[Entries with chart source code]

- - - - - - -

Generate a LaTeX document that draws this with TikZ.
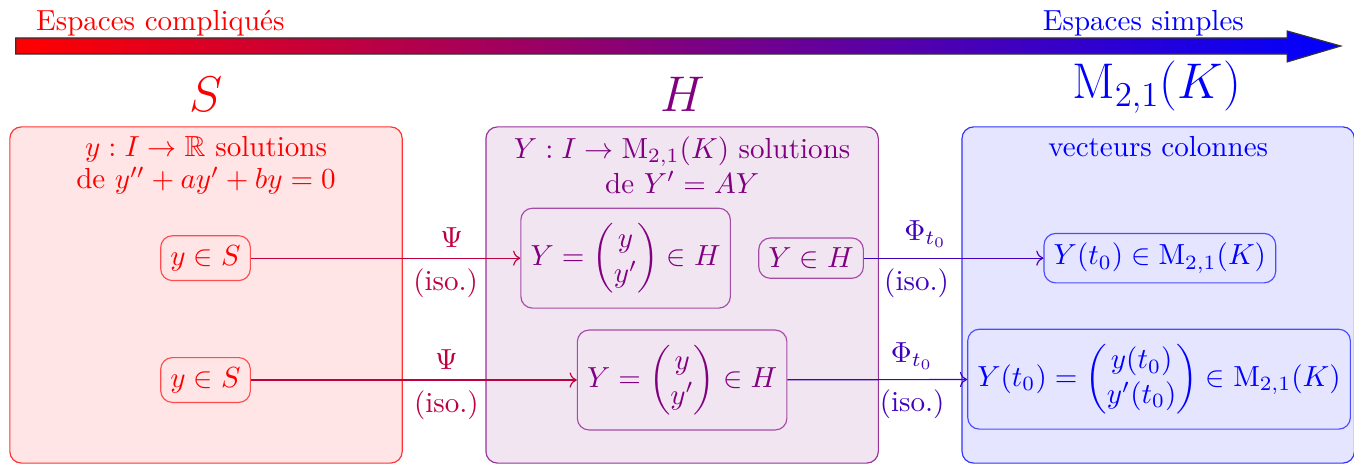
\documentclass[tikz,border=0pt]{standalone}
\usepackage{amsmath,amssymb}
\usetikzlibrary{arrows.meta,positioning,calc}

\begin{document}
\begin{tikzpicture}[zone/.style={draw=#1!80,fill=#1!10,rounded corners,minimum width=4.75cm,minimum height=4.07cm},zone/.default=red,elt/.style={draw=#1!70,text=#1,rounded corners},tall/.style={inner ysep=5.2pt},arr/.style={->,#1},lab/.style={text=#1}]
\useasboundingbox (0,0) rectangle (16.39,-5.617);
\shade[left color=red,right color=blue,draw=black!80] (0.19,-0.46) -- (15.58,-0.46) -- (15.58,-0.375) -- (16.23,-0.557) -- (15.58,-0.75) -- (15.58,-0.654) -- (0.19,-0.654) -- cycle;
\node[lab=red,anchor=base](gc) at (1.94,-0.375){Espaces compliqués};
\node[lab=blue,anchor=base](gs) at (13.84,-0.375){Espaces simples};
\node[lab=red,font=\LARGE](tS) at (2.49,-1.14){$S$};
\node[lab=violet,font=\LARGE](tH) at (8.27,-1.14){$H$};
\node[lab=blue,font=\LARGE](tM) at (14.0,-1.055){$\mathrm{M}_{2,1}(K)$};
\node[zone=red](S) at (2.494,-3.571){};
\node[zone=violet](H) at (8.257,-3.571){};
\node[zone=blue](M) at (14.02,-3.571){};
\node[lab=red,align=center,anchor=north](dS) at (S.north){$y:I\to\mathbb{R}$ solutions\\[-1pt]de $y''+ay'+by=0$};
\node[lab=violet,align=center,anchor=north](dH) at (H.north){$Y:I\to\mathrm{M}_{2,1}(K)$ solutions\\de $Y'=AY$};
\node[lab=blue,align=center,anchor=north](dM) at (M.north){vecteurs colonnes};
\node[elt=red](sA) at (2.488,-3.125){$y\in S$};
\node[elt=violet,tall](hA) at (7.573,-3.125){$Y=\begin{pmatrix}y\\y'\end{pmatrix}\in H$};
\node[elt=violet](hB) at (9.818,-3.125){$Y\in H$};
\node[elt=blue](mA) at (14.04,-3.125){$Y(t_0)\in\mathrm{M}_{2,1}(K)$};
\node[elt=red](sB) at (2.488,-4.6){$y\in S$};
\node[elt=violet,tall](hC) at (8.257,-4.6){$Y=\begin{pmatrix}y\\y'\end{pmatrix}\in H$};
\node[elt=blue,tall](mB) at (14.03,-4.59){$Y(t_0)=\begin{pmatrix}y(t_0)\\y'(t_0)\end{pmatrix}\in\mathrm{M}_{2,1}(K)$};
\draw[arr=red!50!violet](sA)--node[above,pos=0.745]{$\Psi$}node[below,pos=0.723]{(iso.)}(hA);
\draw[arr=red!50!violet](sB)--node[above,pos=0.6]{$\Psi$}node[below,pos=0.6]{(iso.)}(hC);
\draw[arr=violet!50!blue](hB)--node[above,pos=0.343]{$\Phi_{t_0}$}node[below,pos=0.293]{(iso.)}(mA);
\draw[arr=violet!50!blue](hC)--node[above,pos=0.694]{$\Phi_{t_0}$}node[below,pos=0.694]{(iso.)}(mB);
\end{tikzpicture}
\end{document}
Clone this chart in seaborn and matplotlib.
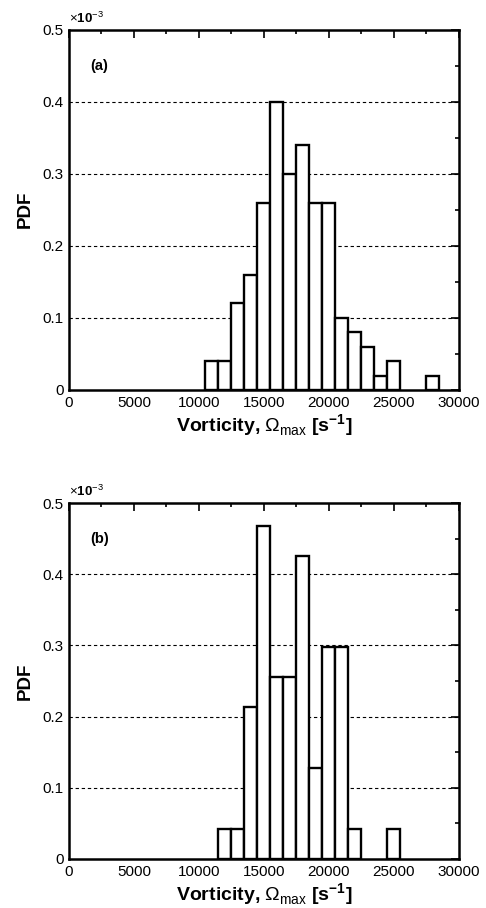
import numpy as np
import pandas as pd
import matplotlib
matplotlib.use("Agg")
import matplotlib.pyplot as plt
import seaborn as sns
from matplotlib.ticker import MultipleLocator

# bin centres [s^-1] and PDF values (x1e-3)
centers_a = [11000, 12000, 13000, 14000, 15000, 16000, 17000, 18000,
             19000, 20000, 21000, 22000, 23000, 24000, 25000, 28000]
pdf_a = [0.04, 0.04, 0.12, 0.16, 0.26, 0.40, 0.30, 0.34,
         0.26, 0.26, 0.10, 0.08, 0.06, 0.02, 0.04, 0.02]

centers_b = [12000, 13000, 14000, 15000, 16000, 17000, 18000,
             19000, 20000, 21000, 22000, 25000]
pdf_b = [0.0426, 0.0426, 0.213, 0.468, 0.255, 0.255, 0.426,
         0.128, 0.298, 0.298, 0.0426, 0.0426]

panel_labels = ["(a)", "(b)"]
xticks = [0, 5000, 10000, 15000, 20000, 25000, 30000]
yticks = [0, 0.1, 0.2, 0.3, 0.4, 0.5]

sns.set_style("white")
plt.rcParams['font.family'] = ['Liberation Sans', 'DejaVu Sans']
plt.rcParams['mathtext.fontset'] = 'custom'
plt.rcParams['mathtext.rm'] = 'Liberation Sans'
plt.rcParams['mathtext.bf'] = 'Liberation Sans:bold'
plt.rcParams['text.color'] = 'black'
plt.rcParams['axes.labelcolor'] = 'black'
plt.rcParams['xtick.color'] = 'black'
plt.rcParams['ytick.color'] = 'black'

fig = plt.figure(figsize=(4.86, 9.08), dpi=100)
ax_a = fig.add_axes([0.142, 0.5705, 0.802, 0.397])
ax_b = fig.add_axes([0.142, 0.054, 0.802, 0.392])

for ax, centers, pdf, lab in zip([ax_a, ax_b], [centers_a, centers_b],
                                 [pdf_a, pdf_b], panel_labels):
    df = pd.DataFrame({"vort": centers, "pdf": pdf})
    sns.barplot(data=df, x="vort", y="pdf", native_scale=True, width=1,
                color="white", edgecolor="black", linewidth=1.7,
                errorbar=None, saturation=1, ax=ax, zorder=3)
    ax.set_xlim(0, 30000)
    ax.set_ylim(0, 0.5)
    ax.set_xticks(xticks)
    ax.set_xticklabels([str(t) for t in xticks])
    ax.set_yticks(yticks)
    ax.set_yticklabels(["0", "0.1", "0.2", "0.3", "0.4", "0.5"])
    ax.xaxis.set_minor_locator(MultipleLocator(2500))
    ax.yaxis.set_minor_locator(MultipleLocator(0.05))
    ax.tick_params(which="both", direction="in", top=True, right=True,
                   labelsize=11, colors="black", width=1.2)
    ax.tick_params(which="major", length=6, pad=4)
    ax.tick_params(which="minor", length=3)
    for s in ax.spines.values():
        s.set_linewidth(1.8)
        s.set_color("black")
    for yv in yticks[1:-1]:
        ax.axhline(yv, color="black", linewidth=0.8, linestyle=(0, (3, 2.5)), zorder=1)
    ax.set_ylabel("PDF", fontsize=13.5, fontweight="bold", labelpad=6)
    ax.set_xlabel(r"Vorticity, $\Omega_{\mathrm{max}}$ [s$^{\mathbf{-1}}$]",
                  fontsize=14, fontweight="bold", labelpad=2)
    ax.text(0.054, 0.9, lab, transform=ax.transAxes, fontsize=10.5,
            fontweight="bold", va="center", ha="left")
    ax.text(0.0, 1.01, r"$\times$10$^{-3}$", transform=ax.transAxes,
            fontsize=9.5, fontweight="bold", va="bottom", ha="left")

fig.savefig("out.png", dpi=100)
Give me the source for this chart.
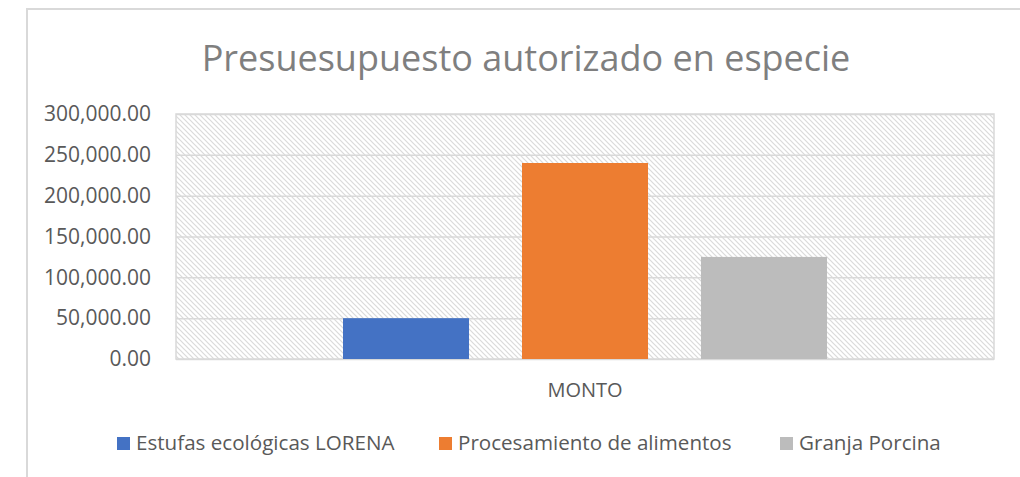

- - - - - - -

= INSTRUCTION =
Do not include the images; transcribe the rest of the listing exactly.

= COMPLETED TASK =
Generate a LaTeX document that draws this with TikZ.
\documentclass[tikz,border=0pt]{standalone}
\usepackage{amsmath,amssymb}
\usetikzlibrary{arrows.meta,positioning,calc}

\begin{document}
\begin{tikzpicture}[zone/.style={draw=#1!80,fill=#1!10,rounded corners,minimum width=4.75cm,minimum height=4.07cm},zone/.default=red,elt/.style={draw=#1!70,text=#1,rounded corners},tall/.style={inner ysep=5.2pt},arr/.style={->,#1},lab/.style={text=#1}]
\useasboundingbox (0,0) rectangle (16.39,-5.617);
\shade[left color=red,right color=blue,draw=black!80] (0.19,-0.46) -- (15.58,-0.46) -- (15.58,-0.375) -- (16.23,-0.557) -- (15.58,-0.75) -- (15.58,-0.654) -- (0.19,-0.654) -- cycle;
\node[lab=red,anchor=base](gc) at (1.94,-0.375){Espaces compliqués};
\node[lab=blue,anchor=base](gs) at (13.84,-0.375){Espaces simples};
\node[lab=red,font=\LARGE](tS) at (2.49,-1.14){$S$};
\node[lab=violet,font=\LARGE](tH) at (8.27,-1.14){$H$};
\node[lab=blue,font=\LARGE](tM) at (14.0,-1.055){$\mathrm{M}_{2,1}(K)$};
\node[zone=red](S) at (2.494,-3.571){};
\node[zone=violet](H) at (8.257,-3.571){};
\node[zone=blue](M) at (14.02,-3.571){};
\node[lab=red,align=center,anchor=north](dS) at (S.north){$y:I\to\mathbb{R}$ solutions\\[-1pt]de $y''+ay'+by=0$};
\node[lab=violet,align=center,anchor=north](dH) at (H.north){$Y:I\to\mathrm{M}_{2,1}(K)$ solutions\\de $Y'=AY$};
\node[lab=blue,align=center,anchor=north](dM) at (M.north){vecteurs colonnes};
\node[elt=red](sA) at (2.488,-3.125){$y\in S$};
\node[elt=violet,tall](hA) at (7.573,-3.125){$Y=\begin{pmatrix}y\\y'\end{pmatrix}\in H$};
\node[elt=violet](hB) at (9.818,-3.125){$Y\in H$};
\node[elt=blue](mA) at (14.04,-3.125){$Y(t_0)\in\mathrm{M}_{2,1}(K)$};
\node[elt=red](sB) at (2.488,-4.6){$y\in S$};
\node[elt=violet,tall](hC) at (8.257,-4.6){$Y=\begin{pmatrix}y\\y'\end{pmatrix}\in H$};
\node[elt=blue,tall](mB) at (14.03,-4.59){$Y(t_0)=\begin{pmatrix}y(t_0)\\y'(t_0)\end{pmatrix}\in\mathrm{M}_{2,1}(K)$};
\draw[arr=red!50!violet](sA)--node[above,pos=0.745]{$\Psi$}node[below,pos=0.723]{(iso.)}(hA);
\draw[arr=red!50!violet](sB)--node[above,pos=0.6]{$\Psi$}node[below,pos=0.6]{(iso.)}(hC);
\draw[arr=violet!50!blue](hB)--node[above,pos=0.343]{$\Phi_{t_0}$}node[below,pos=0.293]{(iso.)}(mA);
\draw[arr=violet!50!blue](hC)--node[above,pos=0.694]{$\Phi_{t_0}$}node[below,pos=0.694]{(iso.)}(mB);
\end{tikzpicture}
\end{document}
Clone this chart in seaborn and matplotlib.
import numpy as np
import pandas as pd
import matplotlib
matplotlib.use("Agg")
import matplotlib.pyplot as plt
import seaborn as sns
from matplotlib.ticker import MultipleLocator

# bin centres [s^-1] and PDF values (x1e-3)
centers_a = [11000, 12000, 13000, 14000, 15000, 16000, 17000, 18000,
             19000, 20000, 21000, 22000, 23000, 24000, 25000, 28000]
pdf_a = [0.04, 0.04, 0.12, 0.16, 0.26, 0.40, 0.30, 0.34,
         0.26, 0.26, 0.10, 0.08, 0.06, 0.02, 0.04, 0.02]

centers_b = [12000, 13000, 14000, 15000, 16000, 17000, 18000,
             19000, 20000, 21000, 22000, 25000]
pdf_b = [0.0426, 0.0426, 0.213, 0.468, 0.255, 0.255, 0.426,
         0.128, 0.298, 0.298, 0.0426, 0.0426]

panel_labels = ["(a)", "(b)"]
xticks = [0, 5000, 10000, 15000, 20000, 25000, 30000]
yticks = [0, 0.1, 0.2, 0.3, 0.4, 0.5]

sns.set_style("white")
plt.rcParams['font.family'] = ['Liberation Sans', 'DejaVu Sans']
plt.rcParams['mathtext.fontset'] = 'custom'
plt.rcParams['mathtext.rm'] = 'Liberation Sans'
plt.rcParams['mathtext.bf'] = 'Liberation Sans:bold'
plt.rcParams['text.color'] = 'black'
plt.rcParams['axes.labelcolor'] = 'black'
plt.rcParams['xtick.color'] = 'black'
plt.rcParams['ytick.color'] = 'black'

fig = plt.figure(figsize=(4.86, 9.08), dpi=100)
ax_a = fig.add_axes([0.142, 0.5705, 0.802, 0.397])
ax_b = fig.add_axes([0.142, 0.054, 0.802, 0.392])

for ax, centers, pdf, lab in zip([ax_a, ax_b], [centers_a, centers_b],
                                 [pdf_a, pdf_b], panel_labels):
    df = pd.DataFrame({"vort": centers, "pdf": pdf})
    sns.barplot(data=df, x="vort", y="pdf", native_scale=True, width=1,
                color="white", edgecolor="black", linewidth=1.7,
                errorbar=None, saturation=1, ax=ax, zorder=3)
    ax.set_xlim(0, 30000)
    ax.set_ylim(0, 0.5)
    ax.set_xticks(xticks)
    ax.set_xticklabels([str(t) for t in xticks])
    ax.set_yticks(yticks)
    ax.set_yticklabels(["0", "0.1", "0.2", "0.3", "0.4", "0.5"])
    ax.xaxis.set_minor_locator(MultipleLocator(2500))
    ax.yaxis.set_minor_locator(MultipleLocator(0.05))
    ax.tick_params(which="both", direction="in", top=True, right=True,
                   labelsize=11, colors="black", width=1.2)
    ax.tick_params(which="major", length=6, pad=4)
    ax.tick_params(which="minor", length=3)
    for s in ax.spines.values():
        s.set_linewidth(1.8)
        s.set_color("black")
    for yv in yticks[1:-1]:
        ax.axhline(yv, color="black", linewidth=0.8, linestyle=(0, (3, 2.5)), zorder=1)
    ax.set_ylabel("PDF", fontsize=13.5, fontweight="bold", labelpad=6)
    ax.set_xlabel(r"Vorticity, $\Omega_{\mathrm{max}}$ [s$^{\mathbf{-1}}$]",
                  fontsize=14, fontweight="bold", labelpad=2)
    ax.text(0.054, 0.9, lab, transform=ax.transAxes, fontsize=10.5,
            fontweight="bold", va="center", ha="left")
    ax.text(0.0, 1.01, r"$\times$10$^{-3}$", transform=ax.transAxes,
            fontsize=9.5, fontweight="bold", va="bottom", ha="left")

fig.savefig("out.png", dpi=100)
Give me the source for this chart.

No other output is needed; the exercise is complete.